To qualify for a dual-title degree, students must satisfy the requirements of the major graduate program in which they are enrolled, in addition to the minimum requirements of the Microbiome Sciences program. Students are required to have two advisers from separate disciplines: one individual serving as a primary adviser in their major degree program and a secondary adviser in an area within a field covered by the Dual-Title program and a member of the Microbiome Sciences faculty. The major program adviser normally will also be a member of the Microbiome Sciences faculty. The two faculty advisers can represent different academic programs, but this is not required, as faculty from a scientifically diverse department could represent very different areas of expertise.
To fulfill the course requirements for the dual-title in Microbiome Sciences, students must complete a total of 15 credits including 2 credits of ECLGY 550 and at least 13 credits chosen in consultation with the adviser from an approved list of courses, with at least 3 credits in each of the following areas: microbial sciences, ecology and evolution, and bioinformatics and research tools. All students must pass a qualifying examination in their major field of study. The qualifying examination for the student’s graduate major program will satisfy the qualifying examination for the dual-title degree program in Microbiome Sciences. The qualifying examination for the major program must take place before the end of the fourth semester to enable enrollment in the dual-title Microbiome Sciences program by that time. The qualifying examination committee will be composed of Graduate Faculty from the major program and may include, but is not required to include, a faculty member who holds appointments in both programs’ Graduate Faculty.

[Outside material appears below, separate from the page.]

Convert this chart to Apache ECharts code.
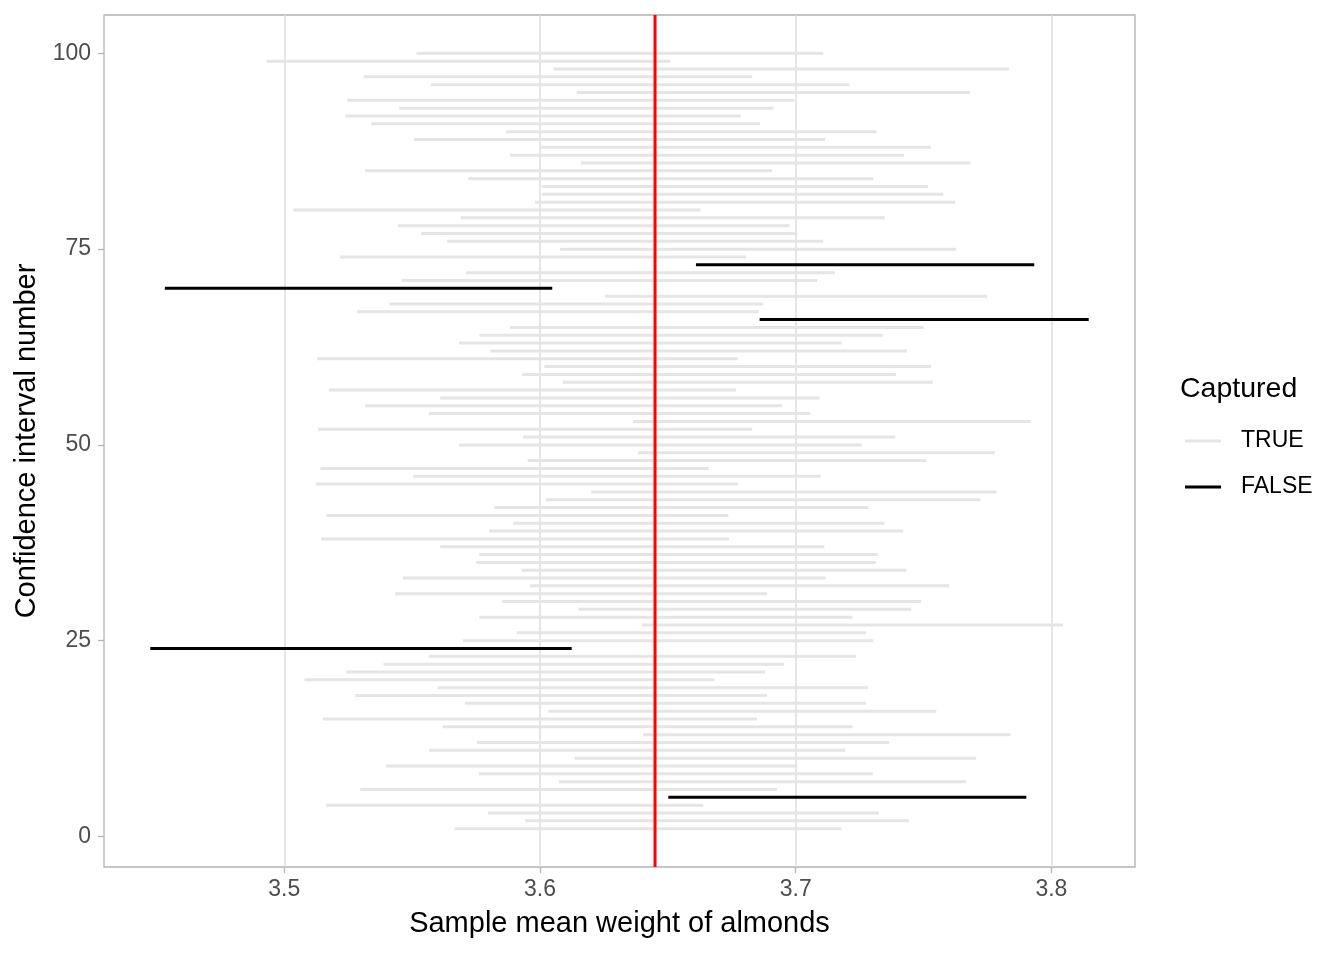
<!DOCTYPE html>
<html>
<head>
<meta charset="utf-8">
<script src="https://cdn.jsdelivr.net/npm/echarts@6/dist/echarts.min.js"></script>
<style>html,body{margin:0;padding:0;background:#fff}#c{width:1344px;height:960px}</style>
</head>
<body>
<div id="c"></div>
<script>
// Confidence interval number 1..100
const intervalIds = Array.from({length: 100}, (_, i) => i + 1);
const lowerBounds = [
3.5665,3.5943,3.5797,3.5163,3.6502,3.5297,3.6074,3.5761,3.5397,3.6136,
3.5567,3.5754,3.6404,3.5620,3.5151,3.6033,3.5706,3.5278,3.5600,3.5079,
3.5242,3.5388,3.5565,3.4476,3.5699,3.5909,3.6400,3.5763,3.6151,3.5852,
3.5433,3.5962,3.5464,3.5928,3.5751,3.5763,3.5610,3.5144,3.5801,3.5895,
3.5165,3.5821,3.6022,3.6201,3.5124,3.5505,3.5141,3.5952,3.6383,3.5684,
3.5935,3.5132,3.6364,3.5565,3.5316,3.5610,3.5175,3.6089,3.5931,3.6017,
3.5129,3.5806,3.5684,3.5763,3.5883,3.6859,3.5285,3.5411,3.6254,3.4533,
3.5459,3.5711,3.6610,3.5218,3.6079,3.5636,3.5536,3.5445,3.5691,3.5036,
3.5981,3.6007,3.6007,3.5720,3.5316,3.6160,3.5883,3.5998,3.5507,3.5868,
3.5340,3.5239,3.5450,3.5246,3.6144,3.5574,3.5311,3.6053,3.4931,3.5517
];
const upperBounds = [
3.7179,3.7443,3.7325,3.6639,3.7902,3.6926,3.7667,3.7301,3.7007,3.7706,
3.7194,3.7366,3.7840,3.7222,3.6849,3.7550,3.7275,3.6888,3.7282,3.6682,
3.6880,3.6955,3.7237,3.6124,3.7304,3.7275,3.8045,3.7222,3.7452,3.7490,
3.6888,3.7600,3.7117,3.7433,3.7313,3.7321,3.7112,3.6739,3.7421,3.7347,
3.6737,3.7285,3.7722,3.7785,3.6775,3.7098,3.6660,3.7510,3.7778,3.7258,
3.7390,3.6830,3.7919,3.7057,3.6947,3.7093,3.6766,3.7536,3.7392,3.7529,
3.6773,3.7435,3.7179,3.7340,3.7500,3.8146,3.6856,3.6873,3.7749,3.6048,
3.7084,3.7153,3.7933,3.6806,3.7627,3.7108,3.7007,3.6976,3.7349,3.6627,
3.7624,3.7577,3.7517,3.7304,3.6907,3.7684,3.7423,3.7529,3.7115,3.7316,
3.6861,3.6785,3.6914,3.6995,3.7682,3.7211,3.6830,3.7833,3.6510,3.7108
];
const trueMean = 3.645;
const xTicks = [3.5, 3.6, 3.7, 3.8];
const yTicks = [0, 25, 50, 75, 100];

const FONT = "'Liberation Sans', Arial, sans-serif";
const capturedData = [], missedData = [];
intervalIds.forEach((id, i) => {
  const lo = lowerBounds[i], hi = upperBounds[i];
  const row = [lo, hi, id];
  if (lo <= trueMean && hi >= trueMean) capturedData.push(row); else missedData.push(row);
});

function segRenderer(color) {
  return function (params, api) {
    const p1 = api.coord([api.value(0), api.value(2)]);
    const p2 = api.coord([api.value(1), api.value(2)]);
    return {
      type: 'line',
      shape: {x1: p1[0], y1: p1[1], x2: p2[0], y2: p2[1]},
      style: {stroke: color, lineWidth: 3, lineCap: 'butt'}
    };
  };
}

function vlineRenderer(params, api) {
  const cs = params.coordSys;
  const p = api.coord([api.value(0), 0]);
  return {
    type: 'line',
    shape: {x1: p[0], y1: cs.y, x2: p[0], y2: cs.y + cs.height},
    style: {stroke: '#ff0000', lineWidth: 3}
  };
}

const chart = echarts.init(document.getElementById('c'), null, {renderer: 'canvas'});
chart.setOption({
  animation: false,
  backgroundColor: '#ffffff',
  textStyle: {fontFamily: FONT},
  grid: {left: 104, top: 15, width: 1031, height: 852, show: true,
         borderColor: '#b3b3b3', borderWidth: 1.3, backgroundColor: 'transparent'},
  xAxis: {
    type: 'value', min: 3.4295, max: 3.8327,
    name: 'Sample mean weight of almonds', nameLocation: 'middle', nameGap: 42,
    nameTextStyle: {fontSize: 29, color: '#000', fontFamily: FONT},
    axisLine: {show: false, onZero: false},
    axisTick: {show: true, length: 6, lineStyle: {color: '#b3b3b3', width: 1.3}, customValues: xTicks},
    axisLabel: {fontSize: 23, color: '#4d4d4d', margin: 11, fontFamily: FONT, customValues: xTicks,
                formatter: v => v.toFixed(1)},
    splitLine: {show: true, lineStyle: {color: '#dedede', width: 1.5}}
  },
  yAxis: {
    type: 'value', min: -3.9, max: 104.9,
    name: 'Confidence interval number', nameLocation: 'middle', nameGap: 58,
    nameTextStyle: {fontSize: 29, color: '#000', fontFamily: FONT},
    axisLine: {show: false, onZero: false},
    axisTick: {show: true, length: 6, lineStyle: {color: '#b3b3b3', width: 1.3}, customValues: yTicks},
    axisLabel: {fontSize: 23, color: '#4d4d4d', margin: 13, fontFamily: FONT, customValues: yTicks,
                padding: [4, 0, 0, 0]},
    splitLine: {show: false}
  },
  legend: {
    data: ['TRUE', 'FALSE'], orient: 'vertical', left: 1185, top: 428, padding: 0,
    itemWidth: 36, itemHeight: 3, itemGap: 20, icon: 'rect',
    textStyle: {fontSize: 23, color: '#000', lineHeight: 26, padding: [0, 0, 0, 15], fontFamily: FONT},
    selectedMode: false
  },
  graphic: [{
    type: 'text', x: 1180, y: 389,
    style: {text: 'Captured', fontSize: 28.5, fontFamily: FONT, fill: '#000', align: 'left', verticalAlign: 'middle'}
  }],
  series: [
    {name: 'TRUE', type: 'custom', data: capturedData, encode: {x: [0, 1], y: 2},
     itemStyle: {color: '#e5e5e5'}, renderItem: segRenderer('#e5e5e5'), z: 2, silent: true},
    {name: 'FALSE', type: 'custom', data: missedData, encode: {x: [0, 1], y: 2},
     itemStyle: {color: '#000000'}, renderItem: segRenderer('#000000'), z: 3, silent: true},
    {name: 'mean', type: 'custom', data: [[trueMean]], encode: {x: 0},
     renderItem: vlineRenderer, z: 5, silent: true, clip: false}
  ]
});
</script>
</body>
</html>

In addition to the general Graduate Council requirements for Ph.D. committees, the student’s Ph.D. committee must include Graduate Faculty from the major program and must also include at least one member of the Microbiome Sciences Graduate Faculty. Faculty members who hold appointments in both programs’ Graduate Faculty may serve in a combined role. If the chair of the Ph.D. committee is not also a member of the Graduate Faculty in Microbiome Sciences, the member of the committee representing Microbiome Sciences must be appointed as a co-chair. The Microbiome Sciences representative on the student’s Ph.D. committee will develop questions for and participate in the evaluation of the comprehensive examination.
A Ph.D. dissertation that contributes fundamentally to the field of Microbiome Sciences is required. A public oral presentation of the dissertation is required, which may be part of the final defense within the major degree program. The dissertation must be accepted by the Ph.D. committee, the head of the graduate program, and the Graduate School.
A graduate minor is available in any approved graduate major or dual-title program. The default requirements for a graduate minor are stated in Graduate Council policies listed under GCAC-600 Research Degree Policies and GCAC-700 Professional Degree Policies, depending on the type of degree the student is pursuing:
Graduate assistantships available to students in this program and other forms of student aid are described in the Tuition & Funding section of The Graduate School’s website. Students on graduate assistantships must adhere to the course load limits set by The Graduate School.
Graduate courses carry numbers from 500 to 699 and 800 to 899. Advanced undergraduate courses numbered between 400 and 499 may be used to meet some graduate degree requirements when taken by graduate students. Courses below the 400 level may not. A graduate student may register for or audit these courses in order to make up deficiencies or to fill in gaps in previous education but not to meet requirements for an advanced degree.
- Dual-title graduates will have an understanding of microbiome diversity, dynamics, and measurement methods which will qualify them for positions in academia, government agencies, or industry.
- Dual-title graduates will have laboratory and computer skills for characterizing the composition and function of microbiomes and be able to relate microbiome characteristics to relevant information from associated hosts and ecosystems (metadata).
- Dual-title graduates will generate meaningful hypotheses and interpret data in ways that lead to solution of novel problems in microbiome sciences.
- Dual-title graduates will recognize the means for pursuing diverse career opportunities and articulate professional and ethical issues in the field of microbiome sciences.